I primarly spar in the following ways:

- padded, hand/arm only

- padded below the neck

- padded  fencing mask/gloves no grappling

What defines the type of sparring I do is mostly the equipment available(does everyone have helmets...)  and the physical enviroment (is the ceiling low...). I believe sparring to be the best way to develop distance and timing. I believe that fighting skill can only be developed by sparrring or fighting.

Also it is my prefered way of building cardio conditioning, as I hate to run (confirmed by the fact that I when I get up I hope it is raining so I don't have to do my mornings run with the GF)

I spar in WEKAF armour occationally, but personally don't like. For me its too hot and uncomfortable.

I also have spar live stick helmet gloves only but its much harder to find willing partners.  

The next type of sparring i want to attempt is gloves, fencing mask, WEKAF armor and aluminium sword. I'm just waiting for my swords.


I personally do not consider drills like single cane sparing or sumbrada sparing.

Vince
Black Grass


----------



## bart (Apr 1, 2004)

Black Grass said:
			
		

> I personally do not consider drills like single cane sparing or sumbrada sparing.



I agree and think that sparring has to include randomness and contact to be an effective training tool. So set patterns would not qualify as sparring as they wouldn't achieve the goals of sparring. 

I've heard arguments though that there is "free sparring" entailing randomness and contact, either light or full. And then there is "set sparring" which follows a preset pattern and carries little or no contact. I don't know what the "single cane" drill is but I do know "sumbrada" and it falls within the "set sparring" category. 

I watched a demonstration once of Japanese swordsmanship and they touted sparring with "live blades" ie Samurai swords. I watched it and they were very quick and the techniques were pretty direct and efficient. But it was not random and of course there was no contact. Also I could tell they were following a preset pattern. This was verified when I asked one of the participants in the q&a session afterwards. Depending on the system and syle sparring appears to mean different things.


----------



## OULobo (Apr 1, 2004)

I do controlled light sparring with no gear, standard dead patterns and hubad. We also do do controlled full speed knife work with drones. There are a select few of us who meet separately and do full contact with head gear, gloves and padded sticks. In that group we also do gloved empty hand and grappling.


----------



## loki09789 (Apr 1, 2004)

"I personally do not consider drills like single cane sparing or sumbrada sparing."

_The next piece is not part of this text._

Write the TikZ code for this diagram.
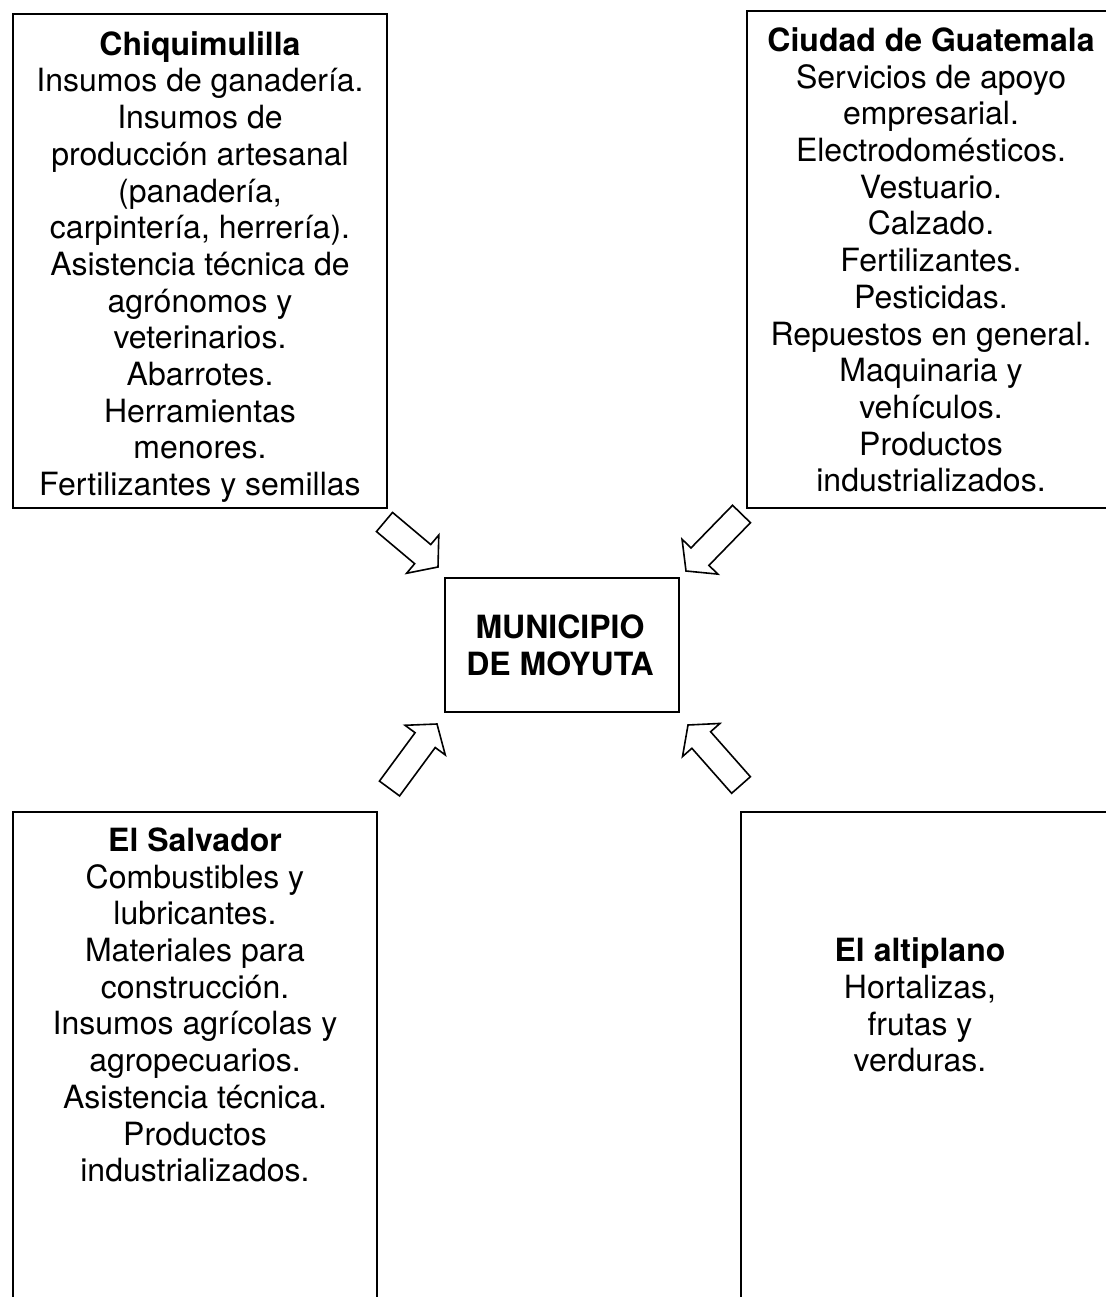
\documentclass[tikz,border=0pt]{standalone}
\usepackage{fontspec}
\setmainfont{TeX Gyre Heros}
\usetikzlibrary{calc}
\tikzset{
  box/.style={draw, line width=1.6pt, inner sep=0pt, rectangle},
  txt/.style={align=center, inner sep=0pt, font=\fontsize{32}{36.7}\selectfont},
  blk/.style={draw, line width=1.6pt, fill=white, line join=miter}
}
\newcommand\blockarr[3]{%
  \coordinate (#3) at ($(#2)!20pt!(#1)$);
  \draw[blk] ($(#1)!12.5pt!90:(#2)$) -- ($(#3)!12.5pt!90:(#2)$) -- ($(#3)!25pt!90:(#2)$) -- (#2)
    -- ($(#3)!25pt!-90:(#2)$) -- ($(#3)!12.5pt!-90:(#2)$) -- ($(#1)!12.5pt!-90:(#2)$) -- cycle;
}
\begin{document}
\begin{tikzpicture}[x=1pt,y=-1pt]
\useasboundingbox[fill=white] (0,0) rectangle (1105,1297);
% boxes
\node[box, minimum width=374pt, minimum height=494pt] (chq) at (200,261) {};
\node[box, minimum width=370pt, minimum height=497pt] (gua) at (932,259.5) {};
\node[box, minimum width=234pt, minimum height=134pt] (mun) at (562,645) {};
\node[box, minimum width=364pt, minimum height=498pt] (sal) at (195,1061) {};
\node[box, minimum width=369pt, minimum height=498pt] (alt) at (925.5,1061) {};
% texts
\node[txt] (chqt) at (200,267) {\textbf{Chiquimulilla}\\Insumos de ganadería.\\Insumos de\\producción artesanal\\(panadería,\\carpintería, herrería).\\Asistencia técnica de\\agrónomos y\\veterinarios.\\Abarrotes.\\Herramientas\\menores.\\Fertilizantes y semillas};
\node[txt] (guat) at (931,260) {\textbf{Ciudad de Guatemala}\\Servicios de apoyo\\empresarial.\\Electrodomésticos.\\Vestuario.\\Calzado.\\Fertilizantes.\\Pesticidas.\\Repuestos en general.\\Maquinaria y\\vehículos.\\Productos\\industrializados.};
\node[txt] (munt) at (560,645) {\textbf{MUNICIPIO}\\\textbf{DE MOYUTA}};
\node[txt] (salt) at (195,1005) {\textbf{El Salvador}\\Combustibles y\\lubricantes.\\Materiales para\\construcción.\\Insumos agrícolas y\\agropecuarios.\\Asistencia técnica.\\Productos\\industrializados.};
\node[txt] (altt) at (920,1005) {\textbf{El altiplano}\\Hortalizas,\\frutas y\\verduras.};
% arrows
\coordinate (a1t) at (384.5,522); \coordinate (a1p) at (438,567);
\coordinate (a2t) at (741.5,514); \coordinate (a2p) at (686,571);
\coordinate (a3t) at (389.5,788.5); \coordinate (a3p) at (437,724);
\coordinate (a4t) at (741,785); \coordinate (a4p) at (688,725);
\blockarr{a1t}{a1p}{a1h}
\blockarr{a2t}{a2p}{a2h}
\blockarr{a3t}{a3p}{a3h}
\blockarr{a4t}{a4p}{a4h}
\end{tikzpicture}
\end{document}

I would have to say that 'sparring' as a tool could include the above examples.  Randomness and 'aliveness' (Thanx MJS, loving that term) are two different things but can be focused on in 'sparring' set up. Similar in training 'one step sparring' in other systems.

I don't think that Sombrada/pre-set give and take drills can be considered 'sparring' if you work it with the mentallity of two tennis players who are only playing to keep the ball in play instead of beating the other player.  If, though, you work the drills with the intention of really hitting the other player if they miss the beat or aren't there in time, I would consider it sparring in a limited way.  It would be like training matches where you are only allowed to use certain techniques/tactics to improve your ability to do it under pressure.  It definitely isn't all out free form, but the pressure/stress of contact makes it real.


----------



## Datu Tim Hartman (Apr 1, 2004)

Black Grass said:
			
		

> I personally do not consider drills like single cane sparing or sumbrada sparing.
> 
> Vince
> Black Grass



Sparring *DRILLS* are just that, *DRILLS.* When I say sparring I mean punch, kick, stick, stab, etc. without knowing what you opponent is going to do. This include types of touraments that you might compete in. In Modern Arnis we do a single cane *SEMI* sparring, it is only a drill. A good drill, but still a drill.
 :asian:


----------



## John J (Apr 1, 2004)

I've sparred under different conditions. From no armor of any kind/no helmet largo mano (wherein strikes are allowed only to weapon hand/arm), WEKAF, Dog Brothers and padded sticks no armor again w/goggles. Personally, your approach should be no different in any of these arenas. You should always fight realistically; moving in & out, utilizing explosive footwork, good defense, feints, counter striking, combinations and power, power,power...make your opponent think twice about closing in. 

John J

_"it's not the conditions in which you play, it's how you engage" _ - John J


----------